Saudi Arabia has rejected Russia’s amendments to a Security Council draft resolution which would see an all-inclusive arms embargo on all parties in the Yemeni conflict, as it continues to spiral out of control with civilian death toll climbing up, RT reported on Sunday.

 “There is little point in putting an embargo on the whole country. It doesn’t make sense to punish everybody else for the behavior of one party that has been the aggressor in this situation,” Saudi Arabia’s representative to the UN Abdallah Al-Mouallimi said after a closed emergency UN Security Council meeting on Saturday.

Al-Mouallimi added that he “hopes” Russia won’t resort to its veto power in case the all-inclusive embargo clause is not added into the draft submitted by the (Persian) Gulf Cooperation Council that urges an arms embargo only on the Houthis.

At the same time, Riyadh agreed with Moscow’s calls for need of “humanitarian pauses” in the Saudi-led coalition’s air campaign in Yemen – though saying that Saudi Arabia already cooperates fully in this regard.

“We always provided the necessary facilities for humanitarian assistance to be delivered,” Al-Mouallimi told reporter heading out of the meeting. “We have cooperated fully with all requests for evacuation.”

Moscow convened an emergency meeting on a draft resolution demanding “regular and obligatory” breaks in air assaults against Houthis, in which many civilians keep dying in increasing numbers. The Russian-proposed draft circulated on Saturday demanded” rapid, safe and unhindered humanitarian access to ensure that humanitarian assistance reaches people in need.”

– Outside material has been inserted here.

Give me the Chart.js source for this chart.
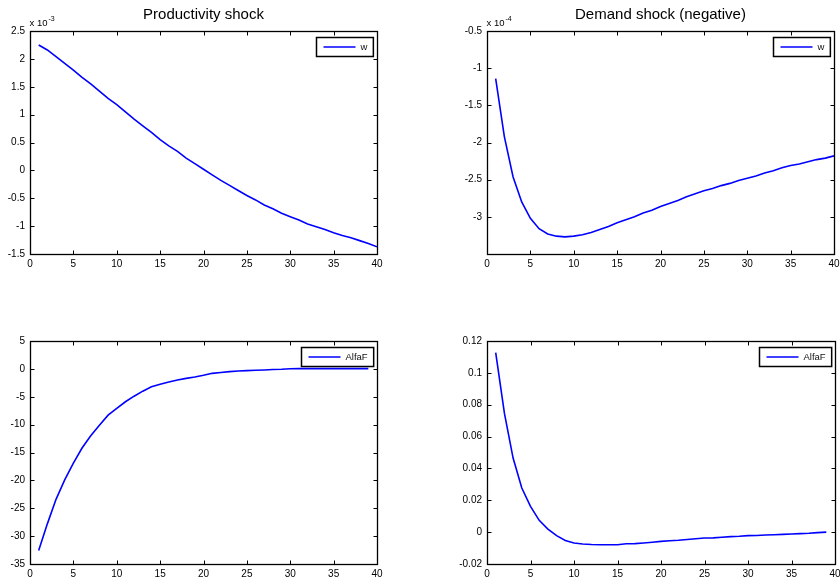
<!DOCTYPE html>
<html>
<head>
<meta charset="utf-8">
<script src="https://cdn.jsdelivr.net/npm/chart.js@4/dist/chart.umd.min.js"></script>
<style>
  html, body { margin: 0; padding: 0; background: #fff; }
  body { width: 840px; height: 581px; position: relative; overflow: hidden; }
  canvas { position: absolute; }
</style>
</head>
<body>
<canvas id="prodW" width="420" height="290" style="left:0;top:0"></canvas>
<canvas id="demW" width="420" height="290" style="left:420px;top:0"></canvas>
<canvas id="prodAlfa" width="420" height="291" style="left:0;top:290px"></canvas>
<canvas id="demAlfa" width="420" height="291" style="left:420px;top:290px"></canvas>
<script>
// periods after the shock
const periods = Array.from({ length: 40 }, (_, i) => i + 1);

// w after a productivity shock (x 10^-3)
const prodW = [
  2.25, 2.16, 2.04, 1.92, 1.80, 1.67, 1.55, 1.42, 1.29, 1.18,
  1.05, 0.92, 0.80, 0.68, 0.55, 0.44, 0.34, 0.22, 0.12, 0.02,
  -0.08, -0.18, -0.27, -0.36, -0.45, -0.53, -0.62, -0.69, -0.77, -0.83,
  -0.89, -0.96, -1.01, -1.06, -1.12, -1.17, -1.21, -1.26, -1.31, -1.37
];

// w after a negative demand shock (x 10^-4)
const demW = [
  -1.14, -1.92, -2.46, -2.80, -3.02, -3.16, -3.23, -3.26, -3.27, -3.26,
  -3.24, -3.21, -3.17, -3.13, -3.08, -3.04, -3.00, -2.95, -2.91, -2.86,
  -2.82, -2.78, -2.73, -2.69, -2.65, -2.62, -2.58, -2.55, -2.51, -2.48,
  -2.45, -2.41, -2.38, -2.34, -2.31, -2.29, -2.26, -2.23, -2.21, -2.18
];

// AlfaF after a productivity shock (39 periods)
const prodAlfa = [
  -32.6, -27.8, -23.4, -19.9, -16.9, -14.2, -12.0, -10.1, -8.3, -7.1,
  -5.9, -4.9, -4.0, -3.2, -2.75, -2.35, -2.0, -1.7, -1.45, -1.15,
  -0.8, -0.65, -0.5, -0.38, -0.32, -0.25, -0.2, -0.12, -0.08, 0.03,
  0.05, 0.05, 0.05, 0.05, 0.05, 0.05, 0.05, 0.05, 0.05
];

// AlfaF after a negative demand shock (39 periods)
const demAlfa = [
  0.1127, 0.0747, 0.0465, 0.0277, 0.0162, 0.0074, 0.0019, -0.0022, -0.0052, -0.0068,
  -0.0074, -0.0078, -0.0079, -0.0079, -0.0079, -0.0073, -0.0072, -0.0068, -0.0063, -0.0058,
  -0.0054, -0.0051, -0.0046, -0.0041, -0.0037, -0.0036, -0.0032, -0.0028, -0.0026, -0.0022,
  -0.0021, -0.0018, -0.0016, -0.0014, -0.0012, -0.0009, -0.0007, -0.0003, 0.0
];

const xTicks = { min: 0, max: 40, step: 5 };

const TICK_FONT = { family: "'Liberation Sans', Arial, sans-serif", size: 10 };

// matlab style frame: box, inward ticks on all sides, exponent and legend
const matlabFrame = {
  id: "matlabFrame",
  afterDraw(chart, args, opts) {
    const { ctx, chartArea: a, scales } = chart;
    const x = scales.x, y = scales.y;
    const L = Math.round(a.left) + 0.5, R = Math.round(a.right) + 0.5;
    const T = Math.round(a.top) + 0.5, B = Math.round(a.bottom) + 0.5;
    ctx.save();
    ctx.strokeStyle = "#000";
    ctx.lineWidth = 1;
    ctx.beginPath();
    x.ticks.forEach(t => {
      const px = Math.round(x.getPixelForValue(t.value)) + 0.5;
      ctx.moveTo(px, B); ctx.lineTo(px, B - 4);
      ctx.moveTo(px, T); ctx.lineTo(px, T + 4);
    });
    y.ticks.forEach(t => {
      const py = Math.round(y.getPixelForValue(t.value)) + 0.5;
      ctx.moveTo(L, py); ctx.lineTo(L + 4, py);
      ctx.moveTo(R, py); ctx.lineTo(R - 4, py);
    });
    ctx.stroke();
    ctx.lineWidth = 1.3;
    ctx.strokeRect(L, T, R - L, B - T);

    // exponent label above the y axis
    if (opts.exponent) {
      ctx.fillStyle = "#000";
      ctx.textBaseline = "alphabetic";
      ctx.font = "9.5px 'Liberation Sans', Arial, sans-serif";
      ctx.fillText("x 10", L - 1, T - 6);
      const w = ctx.measureText("x 10").width;
      ctx.font = "7px 'Liberation Sans', Arial, sans-serif";
      ctx.fillText(opts.exponent, L + w, T - 11);
    }

    // legend box in the top right corner
    const label = chart.data.datasets[0].label;
    ctx.font = "9.5px 'Liberation Sans', Arial, sans-serif";
    const tw = ctx.measureText(label).width;
    const bw = 7 + 32 + 5 + tw + 6, bh = 19;
    const bx = Math.round(a.right - 4 - bw) + 0.5, by = Math.round(a.top + 6) + 0.5;
    ctx.fillStyle = "#fff";
    ctx.fillRect(bx, by, bw, bh);
    ctx.lineWidth = 1.5;
    ctx.strokeStyle = "#000";
    ctx.strokeRect(bx, by, bw, bh);
    ctx.beginPath();
    ctx.strokeStyle = chart.data.datasets[0].borderColor;
    ctx.lineWidth = 1.5;
    ctx.moveTo(bx + 7, by + bh / 2);
    ctx.lineTo(bx + 39, by + bh / 2);
    ctx.stroke();
    ctx.fillStyle = "#111";
    ctx.textBaseline = "middle";
    ctx.fillText(label, bx + 44, by + bh / 2 + 0.5);
    ctx.restore();
  }
};

function fmt(v) {
  return parseFloat(v.toFixed(6)).toString();
}

function makeChart(id, title, label, values, yRange, layout) {
  const data = values.map((v, i) => ({ x: periods[i], y: v }));
  return new Chart(document.getElementById(id), {
    type: "line",
    data: {
      datasets: [{
        label,
        data,
        borderColor: "#0000ff",
        borderWidth: 1.6,
        pointRadius: 0,
        tension: 0,
        fill: false
      }]
    },
    options: {
      responsive: false,
      animation: false,
      devicePixelRatio: 1,
      layout: { padding: layout.padding },
      plugins: {
        legend: { display: false },
        tooltip: { enabled: false },
        title: {
          display: !!title,
          text: title,
          fullSize: false,
          color: "#000",
          font: { family: "'Liberation Sans', Arial, sans-serif", size: 15, weight: "normal" },
          padding: { top: 6, bottom: 7 }
        },
        matlabFrame: { exponent: layout.exponent }
      },
      scales: {
        x: {
          type: "linear",
          min: xTicks.min,
          max: xTicks.max,
          grid: { display: false, drawTicks: false },
          border: { display: false },
          ticks: { stepSize: xTicks.step, color: "#000", font: TICK_FONT, padding: 4, maxRotation: 0, callback: fmt },
          afterFit: s => { s.height = 16; s.paddingLeft = 0; s.paddingRight = 0; }
        },
        y: {
          min: yRange.min,
          max: yRange.max,
          grid: { display: false, drawTicks: false },
          border: { display: false },
          ticks: {
            stepSize: yRange.step,
            color: "#000",
            font: TICK_FONT,
            padding: 5,
            callback: v => (yRange.hide && yRange.hide.includes(v) ? "" : fmt(v))
          },
          afterFit: s => { s.width = layout.yWidth; s.paddingTop = 0; s.paddingBottom = 0; }
        }
      }
    },
    plugins: [matlabFrame]
  });
}

makeChart("prodW", "Productivity shock", "w", prodW,
  { min: -1.5, max: 2.5, step: 0.5 },
  { yWidth: 30, padding: { left: 0, right: 43, top: 0, bottom: 20 }, exponent: "-3" });

makeChart("demW", "Demand shock (negative)", "w", demW,
  { min: -3.5, max: -0.5, step: 0.5, hide: [-3.5] },
  { yWidth: 67, padding: { left: 0, right: 6, top: 0, bottom: 20 }, exponent: "-4" });

makeChart("prodAlfa", "", "AlfaF", prodAlfa,
  { min: -35, max: 5, step: 5 },
  { yWidth: 30, padding: { left: 0, right: 43, top: 51, bottom: 1 } });

makeChart("demAlfa", "", "AlfaF", demAlfa,
  { min: -0.02, max: 0.12, step: 0.02 },
  { yWidth: 67, padding: { left: 0, right: 5, top: 51, bottom: 1 } });
</script>
</body>
</html>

The current council president and Jordan’s Ambassador Dina Kawar said that the council members “need time” to consider the Russian draft resolution, adding that the talks would continue. “We hope that by Monday we can come up with something,” Kawar said.

The 15-member council is considering the possibly of merging the Russian and (Persian) Gulf Cooperation Council proposed drafts into one.